How technology affects trust is also discussed. The modern world would not exist as we know it without technology, especially the communication and data storage technology that brings us virtually together. But technology puts more people into contact with each other, at higher speed, in more complex ways. Defectors can do more damage, and larger groups can be slower to adjust behaviors to adjust for new attacks on the system. Defectors also can learn about a system and disseminate information more quickly, enabling larger-scale defection before society has a chance to disrupt them (the smart cow problem). The decreased costs of organizing also means that organizations be largely headless and be very difficult to sanction.

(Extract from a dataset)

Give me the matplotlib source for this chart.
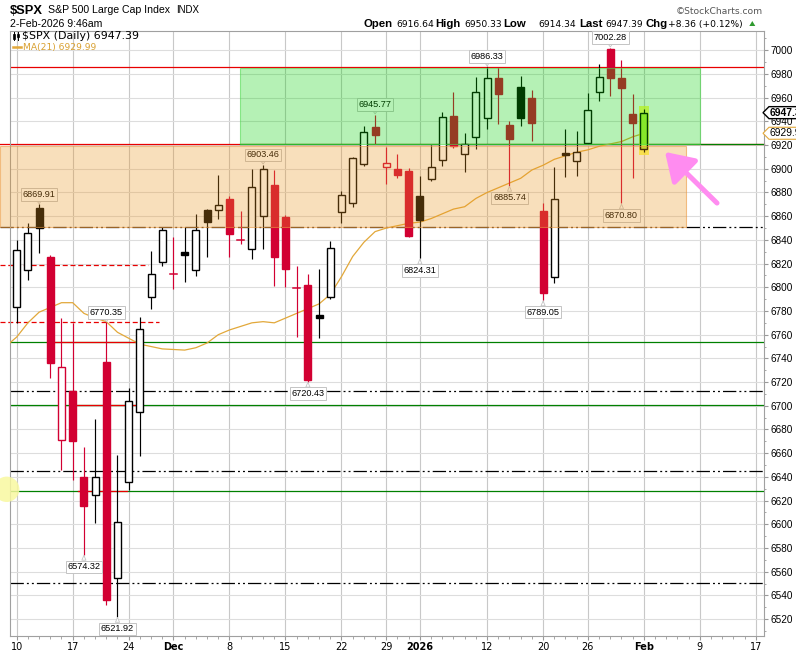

Wikileaks is the canonical example of a technology-enabled organization defecting against the government’s interests that is proving impossible to shut down. And with increased technology and more complexity, more societal wicked problems with hundreds of potential inputs and outcomes.
Of course, I’ve skipped over some important points in the book, and this review necessarily glosses over many key details. I strongly recommend reading it in its entirely. It’s extremely well researched, and takes ideas from many fields of study into a cohesive and understandable framework to understand the critical role of trust in society and the systems we use to allow that trust.
And lastly, since I’ve now reviewed the book, I have cooperated, not defected, and hopefully the grand experiment has worked. Thanks, Bruce!